Nevertheless, the social justice warriors pounced, accusing the folks who wear the green aprons of racial profiling and discrimination.

Instead of standing its ground, Starbucks threw its baristas under the roaster and offered a profuse apology.

“Regretfully, our practices and training led to a bad outcome — the basis for the call to the Philadelphia police department was wrong,” CEO Kevin Johnson wrote in a meandering mea culpa. “Our store manager never intended for these men to be arrested and this should never have escalated as it did.”

Starbucks vowed to treat every customer with “respect and dignity” – even if they don’t purchase a five-dollar cup of their bitter java.

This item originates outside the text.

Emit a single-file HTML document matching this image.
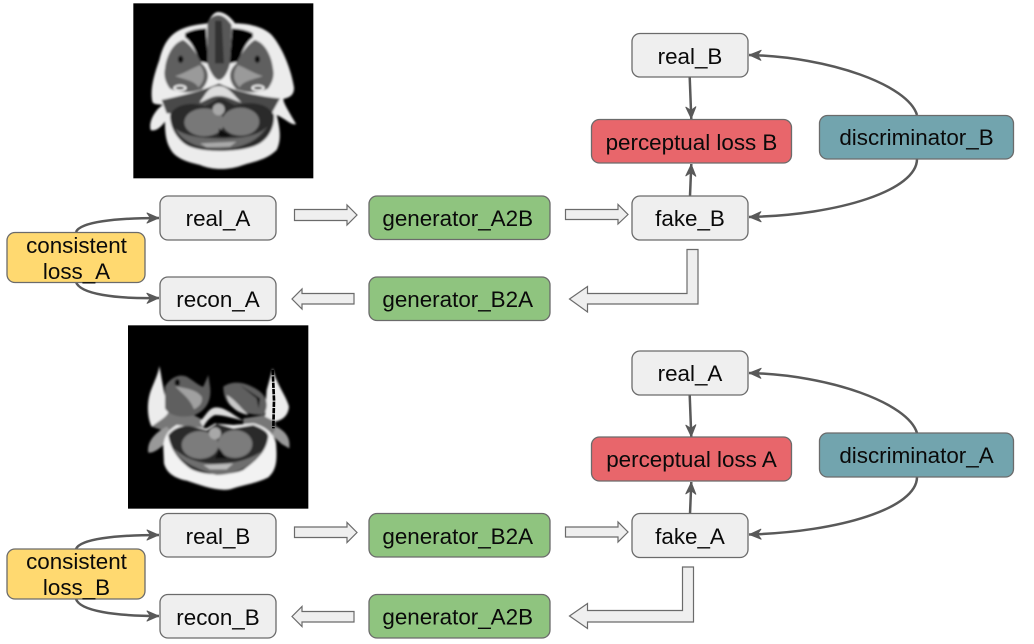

Today’s anti-bias training features appearances by company executives along with the rapper named “Common.” Baristas will be encouraged to “open up about implicit biases and stereotypes in encountering people of color, gender or other identities.”

Starbucks has no one to blame for this fiasco but itself.

For decades it’s been using its stores to promote social justice, but now it’s come back to bite it in the coffee bean.

Remember back in 2015 when it ordered its baristas to strike up conversations about race relations with customers?

“So that’s one venti Veranda Blend Blonde Roast with extra cream. May I have your name, sir?”

“Yes, thank you. It’s Todd.”

“So, Tom, I’m curious — do you have a problem with Dark Roast?”

“My name is Todd. Wait. What?”

“And Ted, based on your defensive posture, I’m sensing some privilege, too. We can help with that.”

From that day forward I began brewing Community Coffee. The beans are roasted by a family owned company based in Louisiana. It’s a good cup of coffee, it doesn’t cost five bucks and, best of all, the company has no political agenda.

There’s a lesson we can all learn from this Starbucks debacle. When a coffee house serves up a piping hot cup of politics, well, it’s going to end up frothing everybody’s latte.